The Dean of Carlisle, whose historical scholarship is not necessarily akin to theology, said “that Jesus did not claim divinity for Himself. He may have called Himself, or more probably allowed Himself to be called, the Messiah or Son of God ; but never in any critically, well-attested sayings was there anything suggesting that His conscious relation to God was other than that of a man towards God” (Daily Telegraph, 13 Aug.). Here the phrase “conscious relation to God” seems to mean that Jesus Christ did not know and did not believe Himself to be God. He knew and believed Himself to be merely a man. In Dean Rashdall’s recent explanations he seems to assert that Jesus was God. We await his explanation of how Jesus could be God and not claim Divinity.

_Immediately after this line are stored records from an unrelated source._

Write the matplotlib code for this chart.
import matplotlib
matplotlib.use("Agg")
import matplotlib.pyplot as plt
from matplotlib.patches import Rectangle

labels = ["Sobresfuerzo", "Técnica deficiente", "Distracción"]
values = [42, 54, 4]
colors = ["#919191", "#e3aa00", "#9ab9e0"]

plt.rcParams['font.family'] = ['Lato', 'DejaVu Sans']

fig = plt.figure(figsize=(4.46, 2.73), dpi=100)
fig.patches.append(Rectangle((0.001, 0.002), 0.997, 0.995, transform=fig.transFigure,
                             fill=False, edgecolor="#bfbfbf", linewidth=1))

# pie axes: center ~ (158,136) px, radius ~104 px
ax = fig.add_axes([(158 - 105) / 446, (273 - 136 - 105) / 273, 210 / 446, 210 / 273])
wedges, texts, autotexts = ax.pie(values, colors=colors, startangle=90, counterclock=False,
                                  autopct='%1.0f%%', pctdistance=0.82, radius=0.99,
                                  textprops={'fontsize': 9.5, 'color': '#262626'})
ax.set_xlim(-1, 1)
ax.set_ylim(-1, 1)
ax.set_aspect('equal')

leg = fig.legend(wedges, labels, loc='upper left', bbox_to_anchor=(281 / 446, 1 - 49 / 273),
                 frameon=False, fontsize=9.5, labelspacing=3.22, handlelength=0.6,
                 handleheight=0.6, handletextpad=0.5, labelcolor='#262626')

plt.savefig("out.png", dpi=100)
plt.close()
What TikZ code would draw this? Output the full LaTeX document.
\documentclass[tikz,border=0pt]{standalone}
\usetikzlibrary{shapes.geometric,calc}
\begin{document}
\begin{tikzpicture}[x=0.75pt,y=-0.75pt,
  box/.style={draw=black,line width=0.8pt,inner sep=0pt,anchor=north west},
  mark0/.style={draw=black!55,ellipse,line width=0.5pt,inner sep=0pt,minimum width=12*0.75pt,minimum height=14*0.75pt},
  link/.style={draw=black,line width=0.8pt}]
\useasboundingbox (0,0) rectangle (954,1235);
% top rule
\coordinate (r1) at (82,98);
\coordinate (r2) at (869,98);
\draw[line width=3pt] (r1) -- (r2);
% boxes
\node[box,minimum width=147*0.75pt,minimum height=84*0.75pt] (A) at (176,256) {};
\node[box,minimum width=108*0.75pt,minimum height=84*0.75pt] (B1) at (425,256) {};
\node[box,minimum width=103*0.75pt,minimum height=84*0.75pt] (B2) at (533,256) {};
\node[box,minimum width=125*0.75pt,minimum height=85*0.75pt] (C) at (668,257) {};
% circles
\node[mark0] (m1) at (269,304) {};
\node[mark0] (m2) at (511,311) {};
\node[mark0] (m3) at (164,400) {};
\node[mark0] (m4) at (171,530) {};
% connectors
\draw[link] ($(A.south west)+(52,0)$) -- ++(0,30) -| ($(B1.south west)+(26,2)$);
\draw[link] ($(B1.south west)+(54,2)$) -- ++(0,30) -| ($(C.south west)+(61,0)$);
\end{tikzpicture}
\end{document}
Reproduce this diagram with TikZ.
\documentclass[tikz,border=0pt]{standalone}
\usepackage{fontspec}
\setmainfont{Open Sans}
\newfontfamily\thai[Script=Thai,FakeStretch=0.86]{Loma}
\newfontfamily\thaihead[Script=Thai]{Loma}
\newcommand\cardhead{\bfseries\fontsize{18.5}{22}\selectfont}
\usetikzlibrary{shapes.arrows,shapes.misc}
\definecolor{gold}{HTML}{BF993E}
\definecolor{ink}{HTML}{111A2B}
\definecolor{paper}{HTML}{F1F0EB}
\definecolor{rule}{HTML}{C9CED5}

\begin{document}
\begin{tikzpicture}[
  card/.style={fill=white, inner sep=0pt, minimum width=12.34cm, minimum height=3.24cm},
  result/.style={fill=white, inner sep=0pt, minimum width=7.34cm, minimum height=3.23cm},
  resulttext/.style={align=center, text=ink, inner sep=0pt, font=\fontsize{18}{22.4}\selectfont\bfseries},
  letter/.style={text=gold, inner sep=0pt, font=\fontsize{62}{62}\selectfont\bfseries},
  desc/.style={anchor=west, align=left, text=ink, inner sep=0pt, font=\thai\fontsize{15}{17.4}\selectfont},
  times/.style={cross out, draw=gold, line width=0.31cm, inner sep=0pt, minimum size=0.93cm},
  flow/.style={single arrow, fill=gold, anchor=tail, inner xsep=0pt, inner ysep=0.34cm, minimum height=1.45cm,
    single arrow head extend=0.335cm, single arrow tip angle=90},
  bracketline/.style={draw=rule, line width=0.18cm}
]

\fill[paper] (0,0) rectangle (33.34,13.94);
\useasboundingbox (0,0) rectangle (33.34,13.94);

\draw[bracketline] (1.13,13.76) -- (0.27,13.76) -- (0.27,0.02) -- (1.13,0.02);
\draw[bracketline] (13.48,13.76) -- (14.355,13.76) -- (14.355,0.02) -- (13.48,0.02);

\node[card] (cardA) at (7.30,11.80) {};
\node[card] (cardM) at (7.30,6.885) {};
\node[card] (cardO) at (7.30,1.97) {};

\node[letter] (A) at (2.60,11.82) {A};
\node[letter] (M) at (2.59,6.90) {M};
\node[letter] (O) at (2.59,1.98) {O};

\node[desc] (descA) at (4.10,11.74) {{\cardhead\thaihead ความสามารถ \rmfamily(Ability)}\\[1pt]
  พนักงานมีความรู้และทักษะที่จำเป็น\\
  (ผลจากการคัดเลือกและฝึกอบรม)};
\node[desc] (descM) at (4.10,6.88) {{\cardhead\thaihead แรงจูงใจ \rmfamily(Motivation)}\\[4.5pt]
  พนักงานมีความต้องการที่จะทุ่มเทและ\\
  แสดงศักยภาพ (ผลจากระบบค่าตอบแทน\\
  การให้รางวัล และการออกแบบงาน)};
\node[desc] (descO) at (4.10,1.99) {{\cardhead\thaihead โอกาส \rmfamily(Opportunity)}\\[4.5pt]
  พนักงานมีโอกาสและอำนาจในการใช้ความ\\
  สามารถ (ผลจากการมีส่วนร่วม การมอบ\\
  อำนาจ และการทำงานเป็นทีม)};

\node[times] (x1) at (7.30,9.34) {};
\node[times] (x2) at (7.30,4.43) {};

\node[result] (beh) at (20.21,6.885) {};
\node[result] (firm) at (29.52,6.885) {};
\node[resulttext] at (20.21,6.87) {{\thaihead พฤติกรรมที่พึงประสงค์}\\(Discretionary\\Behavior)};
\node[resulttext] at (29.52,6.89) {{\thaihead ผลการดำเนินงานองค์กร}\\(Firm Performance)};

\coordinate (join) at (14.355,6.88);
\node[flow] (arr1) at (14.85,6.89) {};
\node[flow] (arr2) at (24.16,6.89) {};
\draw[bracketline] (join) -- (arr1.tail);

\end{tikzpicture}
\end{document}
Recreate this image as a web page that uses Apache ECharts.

* The problem of Christ's acquired knowledge led St. Thomas to a change of opinion which he has humbly acknowledged in his Summa : " Therefore if in the soul of Christ there was no habit of acquired knowledge beyond the habit of infused knowledge, as appears to some and sometime appeared to me (III Sent. Dist 14), no knowledge of Christ increased in essence but only by experience. . . . But because it seems unfitting that any natural intelligible action should be wanting to Christ . . . it follows . . . that in the soul of Christ there was a habit of knowledge which could increase.
(Ad Im) . . . The acquired knowledge of Christ is caused by the active intellect which does not produce the whole at once but successively; and hence by this knowledge Christ did not know everything from the beginning but step by step, and after a time, i.e. in His perfect age ;—and this is plain from what the Evangelist says, viz. that He increased in knowledge and age together ” (IIIa. Qu. 12, Art. 2).